I'm still catching up with the photos from the weekend.

I went back on Sat night, and quite enjoyed the running and the whole feeling of twilight and darkness. Didnt dare run my loco, but took some photos.

Kindly paste link into browser to view

Jerry

Jerry's Picture Slideshow - Marty's 2012 Saturday Night Running[/b]

https://picasaweb.google.com/112292...12NightRun#


----------



## Jerry Barnes (Jan 2, 2008)

Nice pictures Jerry.
Marty Night


----------



## toddalin (Jan 4, 2008)

Nice!
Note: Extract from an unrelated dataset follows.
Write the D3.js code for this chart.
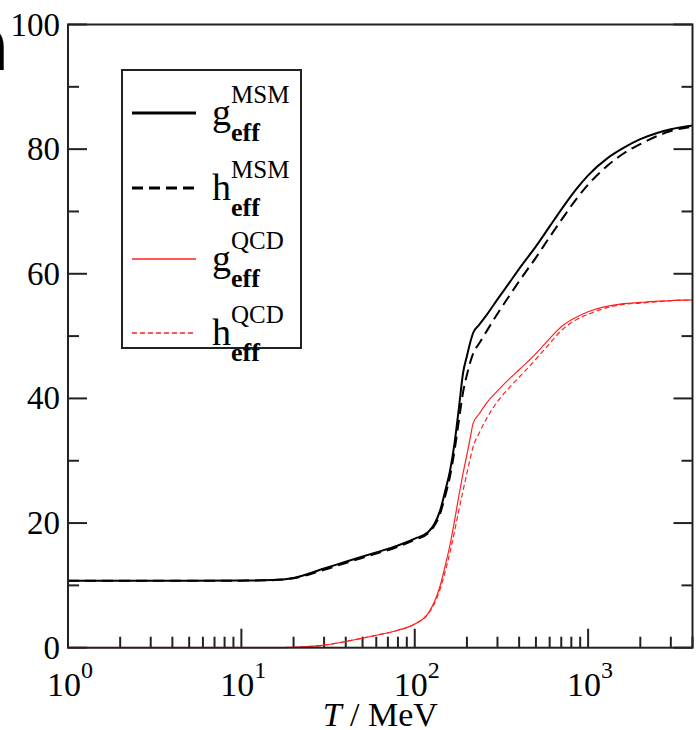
<!DOCTYPE html>
<html>
<head>
<meta charset="utf-8">
<script src="https://cdn.jsdelivr.net/npm/d3@7"></script>
<style>
  body { margin: 0; background: #fff; }
  svg { display: block; }
  text { font-family: "Liberation Serif", "Times New Roman", serif; fill: #000; }
</style>
</head>
<body>
<script>
// temperature grid (MeV)
var T = [1, 2, 5, 10, 15, 20, 30, 40, 60, 80, 100, 120, 130, 140, 150, 160, 170, 180, 190, 200,
         210, 217, 235, 260, 300, 350, 400, 500, 600, 700, 850, 1000, 1300, 1600, 2000, 2500, 3000, 4000];
var gMSM = [10.75, 10.75, 10.75, 10.77, 10.85, 11.2, 12.7, 13.8, 15.3, 16.4, 17.5, 18.6, 19.9, 22.0, 25.2, 28.5, 33, 38.6, 44.1, 46.8,
            49.2, 50.5, 51.8, 53.4, 55.9, 58.5, 60.8, 64.4, 67.6, 70.3, 73.5, 75.8, 78.6, 80.2, 81.6, 82.6, 83.2, 83.8];
var hMSM = [10.75, 10.75, 10.75, 10.76, 10.84, 11.15, 12.5, 13.6, 15.1, 16.2, 17.3, 18.4, 19.6, 21.5, 24.4, 27.6, 31.8, 36.6, 41, 43.8,
            46, 47.2, 48.8, 50.8, 53.6, 56.4, 58.8, 62.6, 65.9, 68.6, 71.9, 74.3, 77.4, 79.3, 80.8, 82.1, 82.9, 83.6];
var gQCD = [0, 0, 0, 0, 0.01, 0.06, 0.4, 1.0, 2.0, 2.8, 3.8, 5.6, 7.4, 9.9, 13.2, 16.6, 20.5, 24.5, 28, 31,
            34, 36, 37.5, 39.3, 41.2, 43.1, 44.6, 47.2, 49.6, 51.5, 53.0, 53.9, 54.8, 55.2, 55.4, 55.6, 55.7, 55.8];
var hQCD = [0, 0, 0, 0, 0.01, 0.06, 0.4, 1.0, 2.0, 2.8, 3.8, 5.5, 7.1, 9.4, 12.3, 15.4, 18.8, 22.2, 25.2, 28,
            30.6, 32.2, 34.4, 36.8, 39.5, 41.7, 43.4, 46.3, 48.8, 50.9, 52.6, 53.5, 54.6, 55.1, 55.3, 55.5, 55.7, 55.8];

var xExp = [0, 1, 2, 3];            // major x ticks 10^n
var yTicks = [0, 20, 40, 60, 80, 100];

var legendNames = ["g", "h", "g", "h"];
var legendSup = ["MSM", "MSM", "QCD", "QCD"];

var width = 696, height = 730;
var plotL = 68, plotR = 692.5, plotT = 24.5, plotB = 647.7;

var svg = d3.select("body").append("svg")
    .attr("width", width)
    .attr("height", height);

var x = d3.scaleLog().domain([1, 4000]).range([plotL, plotR]);
var y = d3.scaleLinear().domain([0, 100]).range([plotB, plotT]);

// stray glyph cut off at the left edge
svg.append("text")
    .attr("x", -41).attr("y", 70)
    .style("font-family", "'DejaVu Sans', sans-serif")
    .style("font-weight", "bold")
    .style("font-size", "75px")
    .text("a");

// ticks (inward)
var xMinor = [];
[1, 10, 100, 1000].forEach(function(d) {
    for (var k = 2; k <= 9; k++) if (d * k <= 4000) xMinor.push(d * k);
});
var xMajor = xExp.map(function(e) { return Math.pow(10, e); });
var yMinor = [10, 30, 50, 70, 90];

var tk = svg.append("g").attr("stroke", "#222").attr("stroke-width", 2);
tk.selectAll(".xmaj").data(xMajor).enter().append("line")
    .attr("x1", function(d) { return x(d); }).attr("x2", function(d) { return x(d); })
    .attr("y1", plotB).attr("y2", plotB - 19);
tk.selectAll(".xmin").data(xMinor).enter().append("line")
    .attr("x1", function(d) { return x(d); }).attr("x2", function(d) { return x(d); })
    .attr("y1", plotB).attr("y2", plotB - 11);
[plotL, plotR].forEach(function(px) {
    var dir = px === plotL ? 1 : -1;
    tk.selectAll(null).data(yTicks).enter().append("line")
        .attr("x1", px).attr("x2", px + dir * 19)
        .attr("y1", function(d) { return y(d); }).attr("y2", function(d) { return y(d); });
    tk.selectAll(null).data(yMinor).enter().append("line")
        .attr("x1", px).attr("x2", px + dir * 11)
        .attr("y1", function(d) { return y(d); }).attr("y2", function(d) { return y(d); });
});

// curves
var line = d3.line()
    .x(function(d) { return x(d[0]); })
    .y(function(d) { return y(d[1]); })
    .curve(d3.curveMonotoneX);

var series = [
    {v: gMSM, color: "#000", w: 2, dash: null},
    {v: hMSM, color: "#000", w: 2, dash: "11,6"},
    {v: gQCD, color: "#ff2020", w: 1.2, dash: null},
    {v: hQCD, color: "#ff2020", w: 1.2, dash: "5,3"}
];
series.forEach(function(s) {
    svg.append("path")
        .datum(T.map(function(t, i) { return [t, s.v[i]]; }))
        .attr("fill", "none")
        .attr("stroke", s.color)
        .attr("stroke-width", s.w)
        .attr("stroke-dasharray", s.dash)
        .attr("d", line);
});

// frame
svg.append("rect")
    .attr("x", plotL).attr("y", plotT)
    .attr("width", plotR - plotL).attr("height", plotB - plotT)
    .attr("fill", "none").attr("stroke", "#222").attr("stroke-width", 2);

// y labels
svg.selectAll(".ylab").data(yTicks).enter().append("text")
    .attr("x", 60).attr("y", function(d) { return y(d) + 11; })
    .attr("text-anchor", "end")
    .style("font-size", "33px")
    .text(function(d) { return d; });

// x labels 10^n
var xl = svg.selectAll(".xlab").data(xExp).enter().append("text")
    .attr("x", function(d) { return x(Math.pow(10, d)) - 21; })
    .attr("y", 696)
    .style("font-size", "34px");
xl.append("tspan").text("10");
xl.append("tspan").attr("dy", -18).style("font-size", "24px").text(function(d) { return d; });

// axis title
var ttl = svg.append("text")
    .attr("x", (plotL + plotR) / 2).attr("y", 726)
    .attr("text-anchor", "middle")
    .style("font-size", "34px");
ttl.append("tspan").style("font-style", "italic").text("T");
ttl.append("tspan").text(" / MeV");

// legend
var lg = svg.append("g");
lg.append("rect")
    .attr("x", 122).attr("y", 70).attr("width", 179).attr("height", 278)
    .attr("fill", "#fff").attr("stroke", "#222").attr("stroke-width", 2);
var ly = [113, 188, 259, 333];
series.forEach(function(s, i) {
    lg.append("line")
        .attr("x1", 132).attr("x2", 196)
        .attr("y1", ly[i]).attr("y2", ly[i])
        .attr("stroke", s.color)
        .attr("stroke-width", i < 2 ? 3 : 1.5)
        .attr("stroke-dasharray", s.dash);
    var base = ly[i] + 12;
    lg.append("text").attr("x", 212).attr("y", base)
        .style("font-size", "38px").text(legendNames[i]);
    lg.append("text").attr("x", 231).attr("y", base - 22)
        .style("font-size", "25px").text(legendSup[i]);
    lg.append("text").attr("x", 231).attr("y", base + 16)
        .style("font-size", "26px").style("font-weight", "bold").text("eff");
});
</script>
</body>
</html>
Must be nice to have all that space too.


----------



## Dick413 (Jan 7, 2008)

great shots


----------



## aceinspp (Jan 2, 2008)

Thanks for the cool night shots. Later RJD


----------



## Stan Cedarleaf (Jan 2, 2008)

Great images, Jerry.....

Thanks so much for doing the photography......


----------



## izzy0855 (Sep 30, 2008)

Great shots Jerry! Can you email the RAW pictures of both of our loco's to my email address at [email protected]? The LGB Mogul and my Red Devil. 

Thanks, 
Rick Isard 
Cordless Renovations, LLC 
RCS America


----------



## Greg Elmassian (Jan 3, 2008)

Dam Jerry! 

Nice photography! 

Greg


----------



## Bob in Kalamazoo (Apr 2, 2009)

That's just fantastic. If Marty has another get together next year I just have to get there. This is just too good to miss.
I wanted to get there this year, but I let other things get in the way. If it happens again I will NOT allow anything to interfere. 

Bob


----------